Help Guide - Adding Innovation
When we talk about Innovation in Growzz, we’re talking about introducing one or more genuinely new products into the retailer.
This is not a promotion or a short-term sales event. It is a structural change to your future business with that retailer.
You are adding new SKUs that you believe will create ongoing value over time.
Before building Innovation, a key question is: Why do these products deserve space in the retailer’s range?
Every new SKU competes for shelf space, working capital, and attention. Strong innovation plans are built on a credible commercial case.
That usually means the products do one or more of four things:
They bring something new to the category.
They attract new shoppers or occasions.
They improve retailer sales or margin.
Or they replace weaker products with stronger alternatives.
Next, think about volume build.
New products rarely launch at full potential immediately.
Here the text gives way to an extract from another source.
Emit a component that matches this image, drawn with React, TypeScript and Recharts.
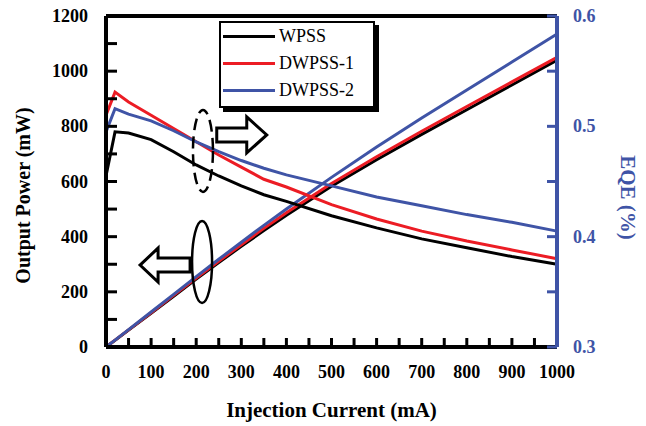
import React from 'react';
import {
  ComposedChart,
  Line,
  XAxis,
  YAxis,
  ReferenceLine,
  ReferenceDot,
  Legend,
} from 'recharts';

document.body.style.margin = '0';

// injection current (mA)
const current = [0, 20, 50, 100, 150, 200, 250, 300, 350, 400, 500, 600, 700, 800, 900, 1000];

// output power (mW)
const powerWPSS = [0, 24, 61, 122, 184, 246, 306, 365, 422, 478, 583, 679, 771, 860, 950, 1040];
const powerDW1 = [0, 25, 62, 124, 187, 250, 311, 371, 430, 487, 593, 690, 782, 872, 961, 1050];
const powerDW2 = [0, 25, 63, 127, 191, 255, 318, 380, 441, 500, 615, 725, 830, 932, 1033, 1135];

// EQE
const eqeWPSS = [0.455, 0.495, 0.494, 0.488, 0.477, 0.465, 0.455, 0.446, 0.438, 0.432, 0.419, 0.408, 0.398, 0.39, 0.382, 0.375];
const eqeDW1 = [0.51, 0.531, 0.522, 0.51, 0.498, 0.486, 0.474, 0.463, 0.452, 0.445, 0.429, 0.416, 0.405, 0.396, 0.388, 0.38];
const eqeDW2 = [0.495, 0.516, 0.511, 0.505, 0.496, 0.486, 0.477, 0.469, 0.462, 0.456, 0.446, 0.436, 0.428, 0.42, 0.413, 0.405];

const xTicks = [0, 50, 100, 150, 200, 250, 300, 350, 400, 450, 500, 550, 600, 650, 700, 750, 800, 850, 900, 950, 1000];
const leftTicks = [0, 100, 200, 300, 400, 500, 600, 700, 800, 900, 1000, 1100, 1200];
const rightTicks = [0.3, 0.35, 0.4, 0.45, 0.5, 0.55, 0.6];

const BLACK = '#000000';
const RED = '#ec1c24';
const BLUE = '#3f54a6';
const FONT = '"Liberation Serif", "Times New Roman", serif';

const series = [
  { name: 'WPSS', color: BLACK, power: powerWPSS, eqe: eqeWPSS },
  { name: 'DWPSS-1', color: RED, power: powerDW1, eqe: eqeDW1 },
  { name: 'DWPSS-2', color: BLUE, power: powerDW2, eqe: eqeDW2 },
];

const data = current.map((c, i) => {
  const row: any = { current: c };
  series.forEach((s) => {
    row['p_' + s.name] = s.power[i];
    row['e_' + s.name] = s.eqe[i];
  });
  return row;
});

// inward tick lengths (negative tickSize points them into the plot)
const X_TICK = 9;
const LEFT_TICK = 11;
const RIGHT_TICK = 10;
const LABEL_GAP = 16;

// tick labels, only on the major values
const XTick = (props: any) => {
  const v = props.payload.value;
  if (v % 100 !== 0) return <g />;
  return (
    <text x={props.x} y={Number(props.y) + 15} textAnchor="middle" fontFamily={FONT} fontWeight="bold" fontSize={18} fill={BLACK}>
      {v}
    </text>
  );
};

const LeftTick = (props: any) => {
  const v = props.payload.value;
  if (v % 200 !== 0) return <g />;
  return (
    <text x={Number(props.x) - 2} y={Number(props.y) + 6} textAnchor="end" fontFamily={FONT} fontWeight="bold" fontSize={18} fill={BLACK}>
      {v}
    </text>
  );
};

const RightTick = (props: any) => {
  const v = Math.round(props.payload.value * 100);
  if (v % 10 !== 0) return <g />;
  return (
    <text x={props.x} y={Number(props.y) + 6} textAnchor="start" fontFamily={FONT} fontWeight="bold" fontSize={18} fill={BLUE}>
      {(v / 100).toFixed(1)}
    </text>
  );
};

const LeftTitle = ({ viewBox }: any) => (
  <text
    transform={`translate(30, ${viewBox.y + viewBox.height / 2 + 14}) rotate(-90)`}
    textAnchor="middle"
    fontFamily={FONT}
    fontWeight="bold"
    fontSize={20}
    fill={BLACK}
  >
    Output Power (mW)
  </text>
);

const RightTitle = ({ viewBox }: any) => (
  <text
    transform={`translate(621, ${viewBox.y + viewBox.height / 2 + 16}) rotate(90)`}
    textAnchor="middle"
    fontFamily={FONT}
    fontWeight="bold"
    fontSize={21}
    fill={BLUE}
  >
    EQE (%)
  </text>
);

const BottomTitle = ({ viewBox }: any) => (
  <text
    x={viewBox.x + viewBox.width / 2}
    y={417}
    textAnchor="middle"
    fontFamily={FONT}
    fontWeight="bold"
    fontSize={21}
    fill={BLACK}
  >
    Injection Current (mA)
  </text>
);

const Ellipse = (dashed: boolean) => (props: any) => (
  <ellipse
    cx={props.cx}
    cy={props.cy}
    rx={10}
    ry={41}
    fill="none"
    stroke={BLACK}
    strokeWidth={2.5}
    strokeDasharray={dashed ? '12 6' : undefined}
  />
);

const ArrowRight = (props: any) => {
  const { cx, cy } = props;
  const pts = [
    [cx - 25, cy - 7],
    [cx + 5, cy - 7],
    [cx + 5, cy - 18],
    [cx + 25, cy],
    [cx + 5, cy + 18],
    [cx + 5, cy + 7],
    [cx - 25, cy + 7],
  ];
  return <polygon points={pts.map((p) => p.join(',')).join(' ')} fill="#fff" stroke={BLACK} strokeWidth={3} />;
};

const ArrowLeft = (props: any) => {
  const { cx, cy } = props;
  const pts = [
    [cx + 25, cy - 7],
    [cx - 7, cy - 7],
    [cx - 7, cy - 17],
    [cx - 25, cy],
    [cx - 7, cy + 17],
    [cx - 7, cy + 7],
    [cx + 25, cy + 7],
  ];
  return <polygon points={pts.map((p) => p.join(',')).join(' ')} fill="#fff" stroke={BLACK} strokeWidth={3} />;
};

const LegendBox = () => (
  <div
    style={{
      border: '2px solid #000',
      boxShadow: '4px 4px 0 #000',
      background: '#fff',
      width: 150,
      padding: '0 0 2px 2px',
      fontFamily: FONT,
      fontSize: 18,
      lineHeight: '27px',
    }}
  >
    {series.map((s) => (
      <div key={s.name} style={{ display: 'flex', alignItems: 'center' }}>
        <span style={{ display: 'inline-block', width: 52, height: 3, background: s.color, marginRight: 4 }} />
        <span>{s.name}</span>
      </div>
    ))}
  </div>
);

export default function App() {
  return (
    <div style={{ position: 'relative', width: 646, height: 426, background: '#fff' }}>
      <ComposedChart width={646} height={426} data={data} margin={{ top: 16, right: 0, bottom: 0, left: 0 }}>
        <XAxis
          dataKey="current"
          type="number"
          domain={[0, 1000]}
          ticks={xTicks}
          interval={0}
          height={79}
          tickSize={-X_TICK}
          tickMargin={LABEL_GAP + X_TICK}
          tickLine={{ stroke: BLACK, strokeWidth: 3 }}
          tick={XTick}
          axisLine={{ stroke: BLACK, strokeWidth: 4 }}
          label={<BottomTitle />}
        />
        <YAxis
          yAxisId="left"
          type="number"
          domain={[0, 1200]}
          ticks={leftTicks}
          interval={0}
          width={106}
          tickSize={-LEFT_TICK}
          tickMargin={LABEL_GAP + LEFT_TICK}
          tickLine={{ stroke: BLACK, strokeWidth: 3 }}
          tick={LeftTick}
          axisLine={{ stroke: BLACK, strokeWidth: 4 }}
          label={<LeftTitle />}
        />
        <YAxis
          yAxisId="right"
          orientation="right"
          type="number"
          domain={[0.3, 0.6]}
          ticks={rightTicks}
          interval={0}
          width={89}
          tickSize={-RIGHT_TICK}
          tickMargin={LABEL_GAP + RIGHT_TICK}
          tickLine={{ stroke: BLUE, strokeWidth: 3 }}
          tick={RightTick}
          axisLine={{ stroke: BLUE, strokeWidth: 4 }}
          label={<RightTitle />}
        />
        <ReferenceLine yAxisId="left" y={1200} stroke={BLACK} strokeWidth={4} ifOverflow="visible" />
        {series.map((s) => (
          <Line
            key={'p' + s.name}
            yAxisId="left"
            type="linear"
            dataKey={'p_' + s.name}
            stroke={s.color}
            strokeWidth={3}
            dot={false}
            isAnimationActive={false}
            legendType="none"
          />
        ))}
        {series.map((s) => (
          <Line
            key={'e' + s.name}
            yAxisId="right"
            type="linear"
            dataKey={'e_' + s.name}
            stroke={s.color}
            strokeWidth={3}
            dot={false}
            isAnimationActive={false}
            legendType="none"
          />
        ))}
        <ReferenceDot yAxisId="left" x={215} y={711} shape={Ellipse(true)} />
        <ReferenceDot yAxisId="left" x={301} y={769} shape={ArrowRight} />
        <ReferenceDot yAxisId="left" x={213} y={308} shape={Ellipse(false)} />
        <ReferenceDot yAxisId="left" x={131} y={297} shape={ArrowLeft} />
        <Legend
          layout="vertical"
          align="center"
          verticalAlign="middle"
          content={<LegendBox />}
          wrapperStyle={{ position: 'absolute', left: 219, top: 21, width: 160 }}
        />
      </ComposedChart>
    </div>
  );
}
They build over time as distribution expands, awareness grows, and shoppers repeat purchase.
So the real question is not just how much they will sell.
It is: How quickly will they scale, and what level will they reach once established?
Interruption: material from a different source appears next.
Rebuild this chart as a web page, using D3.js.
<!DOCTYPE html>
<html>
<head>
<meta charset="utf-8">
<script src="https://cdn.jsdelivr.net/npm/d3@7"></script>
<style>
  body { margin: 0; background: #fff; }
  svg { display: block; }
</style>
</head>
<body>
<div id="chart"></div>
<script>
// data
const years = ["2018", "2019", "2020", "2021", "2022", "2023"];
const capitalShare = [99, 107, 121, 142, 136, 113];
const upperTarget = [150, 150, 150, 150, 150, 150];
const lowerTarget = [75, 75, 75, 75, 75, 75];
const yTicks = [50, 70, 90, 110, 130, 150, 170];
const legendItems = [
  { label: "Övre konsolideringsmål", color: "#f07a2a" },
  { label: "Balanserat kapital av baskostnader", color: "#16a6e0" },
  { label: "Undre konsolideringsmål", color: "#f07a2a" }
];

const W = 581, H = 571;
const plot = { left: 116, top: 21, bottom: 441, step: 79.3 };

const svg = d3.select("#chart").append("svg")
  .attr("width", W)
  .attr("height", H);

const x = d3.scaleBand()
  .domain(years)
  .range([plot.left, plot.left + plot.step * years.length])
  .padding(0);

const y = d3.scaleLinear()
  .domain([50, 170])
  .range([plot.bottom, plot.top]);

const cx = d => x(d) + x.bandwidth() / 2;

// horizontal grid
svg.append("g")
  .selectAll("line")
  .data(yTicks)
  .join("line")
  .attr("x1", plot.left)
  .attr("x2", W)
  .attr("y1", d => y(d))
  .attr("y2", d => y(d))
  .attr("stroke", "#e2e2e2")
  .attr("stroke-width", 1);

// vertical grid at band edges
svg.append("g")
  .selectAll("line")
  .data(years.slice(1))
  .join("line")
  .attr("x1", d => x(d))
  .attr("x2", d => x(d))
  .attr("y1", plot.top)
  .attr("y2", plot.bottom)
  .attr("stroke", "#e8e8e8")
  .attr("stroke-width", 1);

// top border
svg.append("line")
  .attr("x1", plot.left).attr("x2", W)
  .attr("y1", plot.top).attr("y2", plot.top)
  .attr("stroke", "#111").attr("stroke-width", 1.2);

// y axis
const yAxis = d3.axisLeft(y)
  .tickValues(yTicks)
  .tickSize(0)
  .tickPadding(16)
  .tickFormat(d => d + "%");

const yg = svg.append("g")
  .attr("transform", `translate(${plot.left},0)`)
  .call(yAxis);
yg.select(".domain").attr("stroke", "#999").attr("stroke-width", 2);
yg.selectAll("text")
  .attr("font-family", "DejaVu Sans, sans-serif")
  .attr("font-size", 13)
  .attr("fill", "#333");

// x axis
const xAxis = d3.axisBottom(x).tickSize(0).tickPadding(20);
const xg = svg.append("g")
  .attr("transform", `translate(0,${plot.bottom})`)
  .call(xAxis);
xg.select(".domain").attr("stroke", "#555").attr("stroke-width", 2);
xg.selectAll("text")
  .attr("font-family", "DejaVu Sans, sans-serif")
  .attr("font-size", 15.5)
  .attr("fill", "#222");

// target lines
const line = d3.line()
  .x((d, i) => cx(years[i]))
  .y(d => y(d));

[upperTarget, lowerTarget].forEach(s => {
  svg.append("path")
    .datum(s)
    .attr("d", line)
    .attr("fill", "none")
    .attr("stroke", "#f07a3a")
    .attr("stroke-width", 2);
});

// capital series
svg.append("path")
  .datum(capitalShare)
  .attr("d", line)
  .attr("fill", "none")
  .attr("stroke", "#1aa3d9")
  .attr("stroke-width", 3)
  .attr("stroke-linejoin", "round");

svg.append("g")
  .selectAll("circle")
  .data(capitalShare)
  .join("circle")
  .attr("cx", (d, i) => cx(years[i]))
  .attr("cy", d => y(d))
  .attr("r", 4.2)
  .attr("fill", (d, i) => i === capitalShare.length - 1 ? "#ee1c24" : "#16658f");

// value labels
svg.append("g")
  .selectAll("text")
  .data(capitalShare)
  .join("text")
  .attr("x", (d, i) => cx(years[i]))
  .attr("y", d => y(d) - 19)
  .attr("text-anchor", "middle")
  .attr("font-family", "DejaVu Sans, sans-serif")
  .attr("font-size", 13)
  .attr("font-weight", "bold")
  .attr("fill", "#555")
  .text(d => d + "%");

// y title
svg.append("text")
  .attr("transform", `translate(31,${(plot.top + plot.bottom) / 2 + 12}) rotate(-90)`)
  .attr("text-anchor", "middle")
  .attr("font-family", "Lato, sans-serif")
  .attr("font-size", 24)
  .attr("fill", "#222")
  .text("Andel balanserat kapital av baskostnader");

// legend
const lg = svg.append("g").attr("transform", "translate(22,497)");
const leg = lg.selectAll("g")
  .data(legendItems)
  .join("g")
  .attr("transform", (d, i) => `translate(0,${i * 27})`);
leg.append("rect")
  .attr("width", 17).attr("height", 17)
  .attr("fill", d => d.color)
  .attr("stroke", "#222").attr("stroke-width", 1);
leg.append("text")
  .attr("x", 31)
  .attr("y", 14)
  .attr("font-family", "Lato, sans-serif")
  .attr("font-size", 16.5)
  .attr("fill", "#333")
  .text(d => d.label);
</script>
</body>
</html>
Another key consideration is incrementality.
Will these products create new sales, or mainly transfer demand from products already in your own range?
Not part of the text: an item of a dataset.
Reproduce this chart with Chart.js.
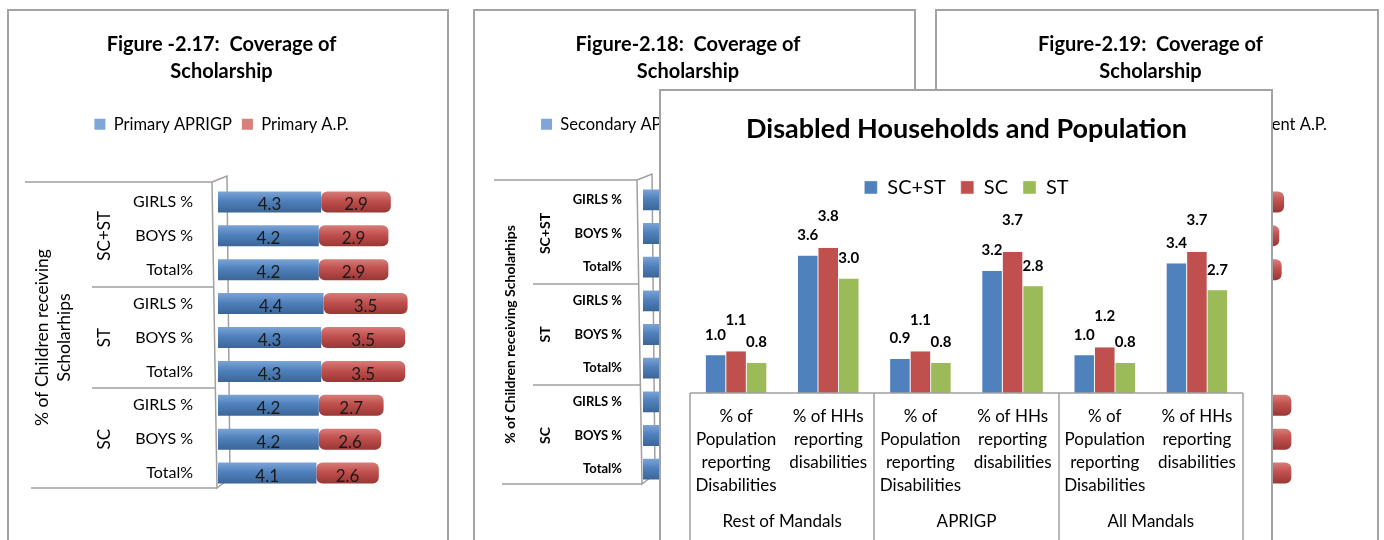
<!DOCTYPE html>
<html>
<head>
<meta charset="utf-8">
<script src="https://cdn.jsdelivr.net/npm/chart.js@4.4.1/dist/chart.umd.min.js"></script>
<style>
body { margin: 0; background: #fff; }
#page { position: relative; width: 1384px; height: 540px; overflow: hidden; background: #fff; }
.panel { position: absolute; border: 2px solid #a3a3a3; background: #fff; box-sizing: border-box; }
.panel canvas { position: absolute; left: 0; top: 0; }
</style>
</head>
<body>
<div id="page">
  <div class="panel" style="left:7px;top:9px;width:442px;height:560px"><canvas id="c1" width="438" height="529"></canvas></div>
  <div class="panel" style="left:473px;top:9px;width:443px;height:560px"><canvas id="c2" width="439" height="529"></canvas></div>
  <div class="panel" style="left:935px;top:9px;width:444px;height:560px"><canvas id="c3" width="440" height="529"></canvas></div>
  <div class="panel" style="left:659px;top:89px;width:614px;height:480px"><canvas id="c4" width="610" height="449"></canvas></div>
</div>
<script>
// ---- data ----
var rowLabels = ['GIRLS %', 'BOYS %', 'Total%', 'GIRLS %', 'BOYS %', 'Total%', 'GIRLS %', 'BOYS %', 'Total%'];
var rowGroupNames = ['SC+ST', 'ST', 'SC'];

var primaryAprigp = [4.3, 4.2, 4.2, 4.4, 4.3, 4.3, 4.2, 4.2, 4.1];
var primaryAP = [2.9, 2.9, 2.9, 3.5, 3.5, 3.5, 2.7, 2.6, 2.6];

// fig 2.18 / 2.19 are mostly hidden behind the front chart; values estimated
var secondaryAprigp = [3.9, 3.8, 3.8, 4.1, 4.0, 4.0, 3.7, 3.6, 3.6];
var secondaryAP = [2.4, 2.4, 2.3, 2.8, 2.8, 2.7, 2.2, 2.2, 2.1];
var juniorAprigp = [3.2, 3.1, 3.1, 2.8, 2.7, 2.7, 3.4, 3.4, 3.4];
var juniorAP = [2.5, 2.4, 2.5, 2.1, 2.1, 2.1, 2.6, 2.6, 2.6];

var disCategories = [
  ['% of', 'Population', 'reporting', 'Disabilities'], ['% of HHs', 'reporting', 'disabilities'],
  ['% of', 'Population', 'reporting', 'Disabilities'], ['% of HHs', 'reporting', 'disabilities'],
  ['% of', 'Population', 'reporting', 'Disabilities'], ['% of HHs', 'reporting', 'disabilities']
];
var disGroups = ['Rest of Mandals', 'APRIGP', 'All Mandals'];
var scst = [1.0, 3.6, 0.9, 3.2, 1.0, 3.4];
var sc = [1.1, 3.8, 1.1, 3.7, 1.2, 3.7];
var st = [0.8, 3.0, 0.8, 2.8, 0.8, 2.7];

var BLUE = '#4f81bd', RED = '#c0504d', GREEN = '#9bbb59';

Chart.defaults.font.family = 'Lato';
Chart.defaults.color = '#000';

// cylinder-ish shading across each horizontal bar
function cylinder(base, light, dark) {
  return function (c) {
    if (c.dataIndex === undefined || !c.chart.scales.y) return base;
    var y = c.chart.scales.y.getPixelForValue(c.dataIndex);
    if (!isFinite(y)) return base;
    var g = c.chart.ctx.createLinearGradient(0, y - 11, 0, y + 11);
    g.addColorStop(0, light);
    g.addColorStop(0.45, base);
    g.addColorStop(1, dark);
    return g;
  };
}

var barLabels = {
  id: 'barLabels',
  afterDatasetsDraw: function (chart, args, o) {
    var ctx = chart.ctx;
    ctx.save();
    ctx.font = o.font;
    ctx.fillStyle = o.color;
    ctx.textAlign = 'center';
    ctx.textBaseline = 'middle';
    chart.data.datasets.forEach(function (ds, i) {
      chart.getDatasetMeta(i).data.forEach(function (el, j) {
        var v = ds.data[j].toFixed(1);
        if (o.inside) ctx.fillText(v, (el.x + el.base) / 2, el.y + 3);
        else ctx.fillText(v, el.x, el.y - o.lift[i]);
      });
    });
    ctx.restore();
  }
};

var rowGroups = {
  id: 'rowGroups',
  beforeDatasetsDraw: function (chart, args, o) {
    var a = chart.chartArea, ctx = chart.ctx;
    var n = o.groups.length, h = (a.bottom - a.top) / n;
    function wallX(y) { return a.left - 6 + 5 * (y - a.top) / (a.bottom - a.top); }
    ctx.save();
    ctx.strokeStyle = '#a0a0a0';
    ctx.lineWidth = 1.5;
    ctx.beginPath();
    for (var k = 0; k <= n; k++) {
      var y = Math.round(a.top + k * h) - (k === 0 ? 3 : (k === n ? 2 : 0));
      var x0 = k === 0 ? o.outerTop : (k === n ? o.outerBottom : o.inner);
      ctx.moveTo(x0, y);
      ctx.lineTo(wallX(y), y);
    }
    ctx.moveTo(a.left - 6, a.top - 3);
    ctx.lineTo(a.left - 1, a.bottom - 2);
    ctx.lineTo(a.left + 12, a.bottom - 12);
    ctx.lineTo(a.left + 9, a.top - 9);
    ctx.lineTo(a.left - 6, a.top - 3);
    ctx.stroke();

    ctx.fillStyle = '#000';
    ctx.textAlign = 'center';
    ctx.textBaseline = 'middle';
    ctx.font = o.groupFont;
    o.groups.forEach(function (g, k) {
      ctx.save();
      ctx.translate(o.groupX, a.top + (k + 0.5) * h);
      ctx.rotate(-Math.PI / 2);
      ctx.fillText(g, 0, 0);
      ctx.restore();
    });
    ctx.font = o.titleFont;
    ctx.translate(o.titleX, (a.top + a.bottom) / 2);
    ctx.rotate(-Math.PI / 2);
    o.title.forEach(function (t, i) { ctx.fillText(t, 0, i * 22); });
    ctx.restore();
  }
};

var colGroups = {
  id: 'colGroups',
  afterDraw: function (chart, args, o) {
    var a = chart.chartArea, ctx = chart.ctx;
    var n = o.groups.length, w = (a.right - a.left) / n;
    ctx.save();
    ctx.strokeStyle = '#a0a0a0';
    ctx.lineWidth = 1.5;
    ctx.beginPath();
    ctx.moveTo(a.left, a.bottom);
    ctx.lineTo(a.right, a.bottom);
    for (var k = 0; k <= n; k++) {
      var x = Math.round(a.left + k * w);
      ctx.moveTo(x, a.bottom);
      ctx.lineTo(x, chart.height);
    }
    ctx.stroke();
    ctx.font = o.font;
    ctx.fillStyle = '#000';
    ctx.textAlign = 'center';
    ctx.textBaseline = 'middle';
    o.groups.forEach(function (g, k) { ctx.fillText(g, a.left + (k + 0.5) * w, a.bottom + o.offset); });
    ctx.restore();
  }
};

function coverageChart(id, title, names, first, second, look) {
  return new Chart(document.getElementById(id), {
    type: 'bar',
    data: {
      labels: rowLabels,
      datasets: [
        { label: names[0], data: first, backgroundColor: cylinder(BLUE, '#7fa6d6', '#3b6494'),
          borderRadius: 6, borderSkipped: false, barPercentage: 0.62, categoryPercentage: 1 },
        { label: names[1], data: second, backgroundColor: cylinder(RED, '#d97f7c', '#973634'),
          borderRadius: 6, borderSkipped: false, barPercentage: 0.62, categoryPercentage: 1 }
      ]
    },
    options: {
      indexAxis: 'y',
      responsive: false,
      animation: false,
      layout: { padding: { left: 0, right: 13, top: 0, bottom: look.bottom } },
      plugins: {
        title: { display: true, text: [title, 'Scholarship'], color: '#000',
          font: { size: 20, weight: 'bold', lineHeight: 1.35 }, padding: { top: 20, bottom: 21 } },
        legend: { labels: { boxWidth: 11, boxHeight: 11, padding: 10, color: '#000', font: { size: 16.5 } } },
        tooltip: { enabled: false },
        barLabels: { inside: true, font: '17px Lato', color: '#1a1a1a' },
        rowGroups: look.groups
      },
      scales: {
        x: { position: 'top', stacked: true, min: 0, max: look.max,
          ticks: { display: false }, grid: { display: false, drawTicks: false }, border: { display: false },
          afterFit: function (s) { s.height = look.top; } },
        y: { stacked: true, grid: { display: false, drawTicks: false }, border: { display: false },
          ticks: { padding: look.tickPad, color: '#000', font: look.tickFont },
          afterFit: function (s) { s.width = look.left; } }
      }
    },
    plugins: [rowGroups, barLabels]
  });
}

coverageChart('c1', 'Figure -2.17:  Coverage of', ['Primary APRIGP', 'Primary A.P.'], primaryAprigp, primaryAP, {
  bottom: 50, top: 42.5, left: 209, max: 9, tickPad: 25, tickFont: { size: 16 },
  groups: { groups: rowGroupNames, outerTop: 16, outerBottom: 22, inner: 83, groupX: 96,
    groupFont: '17px Lato', titleX: 33, titleFont: '17.5px Lato', title: ['% of Children receiving', 'Scholarhips'] }
});

coverageChart('c2', 'Figure-2.18:  Coverage of', ['Secondary APRIGP', 'Secondary A.P.'], secondaryAprigp, secondaryAP, {
  bottom: 54, top: 40.5, left: 168, max: 10.5, tickPad: 21, tickFont: { size: 13, weight: 'bold' },
  groups: { groups: rowGroupNames, outerTop: 19, outerBottom: 27, inner: 58, groupX: 70,
    groupFont: 'bold 14px Lato', titleX: 35, titleFont: 'bold 14px Lato', title: ['% of Children receiving Scholarhips'] }
});

coverageChart('c3', 'Figure-2.19:  Coverage of', ['Junior Student APRIGP', 'Junior Student A.P.'], juniorAprigp, juniorAP, {
  bottom: 50, top: 42.5, left: 209, max: 9, tickPad: 25, tickFont: { size: 16 },
  groups: { groups: rowGroupNames, outerTop: 16, outerBottom: 22, inner: 83, groupX: 96,
    groupFont: '17px Lato', titleX: 33, titleFont: '17.5px Lato', title: ['% of Children receiving', 'Scholarhips'] }
});

new Chart(document.getElementById('c4'), {
  type: 'bar',
  data: {
    labels: disCategories,
    datasets: [
      { label: 'SC+ST', data: scst, backgroundColor: BLUE, borderColor: '#e8eef7', borderWidth: 0.5 },
      { label: 'SC', data: sc, backgroundColor: RED, borderColor: '#f3e0df', borderWidth: 0.5 },
      { label: 'ST', data: st, backgroundColor: GREEN, borderColor: '#eef4e4', borderWidth: 0.5 }
    ]
  },
  options: {
    responsive: false,
    animation: false,
    categoryPercentage: 0.667,
    barPercentage: 1,
    layout: { padding: { left: 29, right: 28, top: 0, bottom: 0 } },
    plugins: {
      title: { display: true, text: 'Disabled Households and Population', color: '#000',
        font: { size: 27, weight: 'bold', lineHeight: 1.2 }, padding: { top: 22, bottom: 17 } },
      legend: { labels: { boxWidth: 13, boxHeight: 13, padding: 15, color: '#000', font: { size: 20 } } },
      tooltip: { enabled: false },
      barLabels: { inside: false, font: 'bold 15px Lato', color: '#000', lift: [20, 31, 20] },
      colGroups: { groups: disGroups, font: '17px Lato', offset: 129 }
    },
    scales: {
      x: { grid: { display: false, drawTicks: false }, border: { display: false },
        ticks: { padding: 12, maxRotation: 0, autoSkip: false, color: '#000', font: { size: 17, lineHeight: 1.353 } },
        afterFit: function (s) { s.height = 147; } },
      y: { display: false, min: 0, max: 4.85 }
    }
  },
  plugins: [barLabels, colGroups]
});
</script>
</body>
</html>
Most innovation does some of both. Being realistic here creates a stronger and more credible plan.
Finally, think about execution.
Even strong innovation can fail if supply is weak, launch timing slips, or coverage is too limited.
Successful Innovation combines a strong commercial reason, realistic scale-up, honest incrementality, and confident execution.
If launch support is also needed — such as promotions, displays, features, or merchandising activity — make sure those are added in the relevant Growzz planning steps as well.
That is what turns a launch idea into a plan the retailer can take seriously.
Here are the key takeaways
Innovation creates long-term value, not short-term spikes.
Build a clear case for why the products deserve range space.
Focus on realistic ramp-up, not instant peak sales.
Be honest about incremental sales versus replaced volume.
Strong launches depend on execution as well as demand.